:: YOUR GOAL ::
Quote word for word the lines below, beginning with the first and ending with the one that has "1.0153, 1.0286, 1.0200];". Drop the pictures.
______
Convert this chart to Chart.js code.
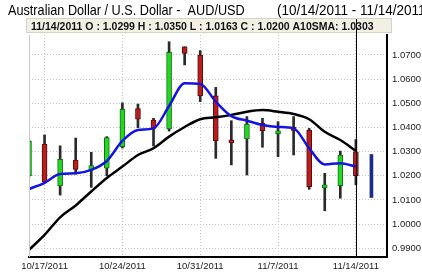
<!DOCTYPE html>
<html>
<head>
<meta charset="utf-8">
<script src="https://cdn.jsdelivr.net/npm/chart.js@4.4.0/dist/chart.umd.min.js"></script>
<style>
  html, body { margin: 0; padding: 0; background: #fff; }
  canvas { display: block; }
</style>
</head>
<body>
<canvas id="audChart" width="422" height="272"></canvas>
<script>
// AUD/USD daily candles
const dates = ['10/14/2011', '10/17/2011', '10/18/2011', '10/19/2011', '10/20/2011', '10/21/2011',
    '10/24/2011', '10/25/2011', '10/26/2011', '10/27/2011', '10/28/2011', '10/31/2011',
    '11/1/2011', '11/2/2011', '11/3/2011', '11/4/2011', '11/7/2011', '11/8/2011',
    '11/9/2011', '11/10/2011', '11/11/2011', '11/14/2011'];
const openPx  = [1.0200, 1.0331, 1.0158, 1.0265, 1.0224, 1.0231, 1.0320, 1.0478, 1.0431, 1.0394, 1.0734,
    1.0700, 1.0531, 1.0338, 1.0352, 1.0417, 1.0374, 1.0391, 1.0389, 1.0150, 1.0159, 1.0299];
const highPx  = [1.0348, 1.0369, 1.0324, 1.0356, 1.0297, 1.0362, 1.0502, 1.0497, 1.0438, 1.0755, 1.0734,
    1.0718, 1.0566, 1.0428, 1.0445, 1.0438, 1.0424, 1.0445, 1.0396, 1.0210, 1.0302, 1.0350];
const lowPx   = [1.0195, 1.0172, 1.0120, 1.0207, 1.0152, 1.0200, 1.0315, 1.0399, 1.0323, 1.0385, 1.0659,
    1.0507, 1.0272, 1.0245, 1.0203, 1.0318, 1.0279, 1.0286, 1.0144, 1.0055, 1.0107, 1.0163];
const closePx = [1.0343, 1.0174, 1.0268, 1.0226, 1.0242, 1.0358, 1.0475, 1.0434, 1.0396, 1.0711, 1.0707,
    1.0531, 1.0344, 1.0336, 1.0414, 1.0387, 1.0378, 1.0388, 1.0155, 1.0153, 1.0286, 1.0200];

// moving averages (blue = short one, black = A10SMA)
const fastMA = [1.0145, 1.0171, 1.0207, 1.0210, 1.0224, 1.0261, 1.0344, 1.0389, 1.0396, 1.0489, 1.0583,
    1.0580, 1.0507, 1.0447, 1.0428, 1.0410, 1.0402, 1.0396, 1.0314, 1.0247, 1.0252, 1.0238];
const sma10 = [0.9893, 0.9955, 1.0028, 1.0077, 1.0135, 1.0191, 1.0238, 1.0286, 1.0314, 1.0362, 1.0402,
    1.0434, 1.0442, 1.0452, 1.0465, 1.0472, 1.0465, 1.0456, 1.0434, 1.0382, 1.0348, 1.0303];

// the running (unfinished) day
const liveDate = '11/15/2011';
const liveRange = [1.0110, 1.0288];

const tickDates = ['10/17/2011', '10/24/2011', '10/31/2011', '11/7/2011', '11/14/2011'];
const priceTicks = [0.99, 1.00, 1.01, 1.02, 1.03, 1.04, 1.05, 1.06, 1.07];

const allDates = dates.concat([liveDate]);
const lastIdx = dates.length - 1;
const baseFont = '"Liberation Sans", Arial, sans-serif';

const upFill = '#22d822', upLine = '#157015';
const downFill = '#b81e1e', downLine = '#5c0b0b';

const wicks = dates.map((d, i) => ({ x: i, y: [lowPx[i], highPx[i]] }));
const bodies = dates.map((d, i) => ({ x: i, y: [Math.min(openPx[i], closePx[i]), Math.max(openPx[i], closePx[i])] }));
const isUp = dates.map((d, i) => closePx[i] >= openPx[i]);

const infoText = dates[lastIdx] + ' O : ' + openPx[lastIdx].toFixed(4) + ' H : ' + highPx[lastIdx].toFixed(4) +
    ' L : ' + lowPx[lastIdx].toFixed(4) + ' C : ' + closePx[lastIdx].toFixed(4) + ' A10SMA: ' + sma10[lastIdx].toFixed(4);

// draws text squeezed horizontally (the original uses a condensed face)
function narrowText(ctx, text, x, y, squish) {
    ctx.save();
    ctx.setTransform(squish, 0, 0, 1, 0, 0);
    ctx.fillText(text, x / squish, y);
    ctx.restore();
}

const chartChrome = {
    id: 'chartChrome',
    beforeDraw(chart) {
        const ctx = chart.ctx;
        ctx.save();
        ctx.fillStyle = '#fff';
        ctx.fillRect(0, 0, chart.width, chart.height);
        ctx.restore();
    },
    afterDraw(chart) {
        const { ctx, chartArea: a, scales } = chart;
        ctx.save();
        // faint left frame
        ctx.strokeStyle = '#c8c8c8';
        ctx.lineWidth = 1;
        ctx.beginPath();
        ctx.moveTo(a.left + 0.5, a.top);
        ctx.lineTo(a.left + 0.5, a.bottom);
        ctx.stroke();

        // info strip
        ctx.fillStyle = '#f2f0e4';
        ctx.fillRect(26, 18, 366, 15);
        ctx.strokeStyle = '#d6d4c6';
        ctx.strokeRect(26.5, 18.5, 365, 14);

        // cursor line on the selected day
        const cx = Math.round(scales.x.getPixelForValue(lastIdx)) + 0.5;
        ctx.strokeStyle = '#000';
        ctx.beginPath();
        ctx.moveTo(cx, 19);
        ctx.lineTo(cx, a.bottom);
        ctx.stroke();

        ctx.fillStyle = '#111';
        ctx.font = 'bold 10.5px ' + baseFont;
        ctx.fillText(infoText, 31, 29.5);

        // title; the date range runs off the right edge like the original
        ctx.fillStyle = '#000';
        ctx.font = '15px ' + baseFont;
        narrowText(ctx, 'Australian Dollar / U.S. Dollar -  AUD/USD', 8, 14.5, 0.845);
        narrowText(ctx, '(' + dates[0] + ' - ' + dates[lastIdx] + ')', 277, 14.5, 0.9);
        ctx.restore();
    }
};

Chart.defaults.font.family = baseFont;
Chart.defaults.font.size = 9.5;
Chart.defaults.color = '#222';

new Chart(document.getElementById('audChart'), {
    type: 'bar',
    data: {
        datasets: [
            {
                type: 'line',
                label: 'Fast MA',
                data: fastMA.map((v, i) => ({ x: i, y: v })),
                borderColor: '#1414e0',
                borderWidth: 2.5,
                pointRadius: 0,
                cubicInterpolationMode: 'monotone',
                order: 0
            },
            {
                type: 'line',
                label: 'A10SMA',
                data: sma10.map((v, i) => ({ x: i, y: v })),
                borderColor: '#000',
                borderWidth: 2.5,
                pointRadius: 0,
                cubicInterpolationMode: 'monotone',
                order: 1
            },
            {
                label: 'Body',
                data: bodies,
                backgroundColor: isUp.map(u => u ? upFill : downFill),
                borderColor: isUp.map(u => u ? upLine : downLine),
                borderWidth: 1,
                borderSkipped: false,
                barThickness: 5,
                minBarLength: 3,
                grouped: false,
                order: 2
            },
            {
                label: 'Wick',
                data: wicks,
                backgroundColor: '#2a2a2a',
                barThickness: 2,
                grouped: false,
                order: 3
            },
            {
                label: 'Live',
                data: [{ x: allDates.length - 1, y: liveRange }],
                backgroundColor: '#1c2c84',
                barThickness: 3,
                grouped: false,
                order: 3
            }
        ]
    },
    options: {
        responsive: false,
        animation: false,
        devicePixelRatio: 1,
        layout: { padding: { left: 29, top: 35, right: 0, bottom: 0 } },
        plugins: {
            legend: { display: false },
            tooltip: { enabled: false },
            title: { display: false }
        },
        scales: {
            x: {
                type: 'linear',
                min: 0,
                max: allDates.length,
                offset: false,
                afterBuildTicks: (scale) => {
                    scale.ticks = tickDates.map(d => ({ value: allDates.indexOf(d) }));
                },
                afterFit: (scale) => { scale.height = 15; },
                ticks: {
                    autoSkip: false,
                    maxRotation: 0,
                    padding: 4,
                    color: '#222',
                    callback: (value) => allDates[value]
                },
                grid: {
                    offset: false,
                    drawTicks: false,
                    color: '#c4c4c4',
                    lineWidth: 1
                },
                border: { display: true, color: '#000', width: 2, dash: [1, 2] }
            },
            y: {
                position: 'right',
                min: 0.98636,
                max: 1.07828,
                afterBuildTicks: (scale) => {
                    scale.ticks = priceTicks.map(v => ({ value: v }));
                },
                afterFit: (scale) => { scale.width = 35; },
                ticks: {
                    padding: 5,
                    color: '#222',
                    callback: (value) => value.toFixed(4)
                },
                grid: {
                    drawTicks: false,
                    color: '#c4c4c4',
                    lineWidth: 1
                },
                border: { display: true, color: '#000', width: 2, dash: [1, 2] }
            }
        }
    },
    plugins: [chartChrome]
});
</script>
</body>
</html>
______
:: SOLUTION FOR THIS TASK ::
Convert this chart to Chart.js code.
<!DOCTYPE html>
<html>
<head>
<meta charset="utf-8">
<script src="https://cdn.jsdelivr.net/npm/chart.js@4.4.0/dist/chart.umd.min.js"></script>
<style>
  html, body { margin: 0; padding: 0; background: #fff; }
  canvas { display: block; }
</style>
</head>
<body>
<canvas id="audChart" width="422" height="272"></canvas>
<script>
// AUD/USD daily candles
const dates = ['10/14/2011', '10/17/2011', '10/18/2011', '10/19/2011', '10/20/2011', '10/21/2011',
    '10/24/2011', '10/25/2011', '10/26/2011', '10/27/2011', '10/28/2011', '10/31/2011',
    '11/1/2011', '11/2/2011', '11/3/2011', '11/4/2011', '11/7/2011', '11/8/2011',
    '11/9/2011', '11/10/2011', '11/11/2011', '11/14/2011'];
const openPx  = [1.0200, 1.0331, 1.0158, 1.0265, 1.0224, 1.0231, 1.0320, 1.0478, 1.0431, 1.0394, 1.0734,
    1.0700, 1.0531, 1.0338, 1.0352, 1.0417, 1.0374, 1.0391, 1.0389, 1.0150, 1.0159, 1.0299];
const highPx  = [1.0348, 1.0369, 1.0324, 1.0356, 1.0297, 1.0362, 1.0502, 1.0497, 1.0438, 1.0755, 1.0734,
    1.0718, 1.0566, 1.0428, 1.0445, 1.0438, 1.0424, 1.0445, 1.0396, 1.0210, 1.0302, 1.0350];
const lowPx   = [1.0195, 1.0172, 1.0120, 1.0207, 1.0152, 1.0200, 1.0315, 1.0399, 1.0323, 1.0385, 1.0659,
    1.0507, 1.0272, 1.0245, 1.0203, 1.0318, 1.0279, 1.0286, 1.0144, 1.0055, 1.0107, 1.0163];
const closePx = [1.0343, 1.0174, 1.0268, 1.0226, 1.0242, 1.0358, 1.0475, 1.0434, 1.0396, 1.0711, 1.0707,
    1.0531, 1.0344, 1.0336, 1.0414, 1.0387, 1.0378, 1.0388, 1.0155, 1.0153, 1.0286, 1.0200];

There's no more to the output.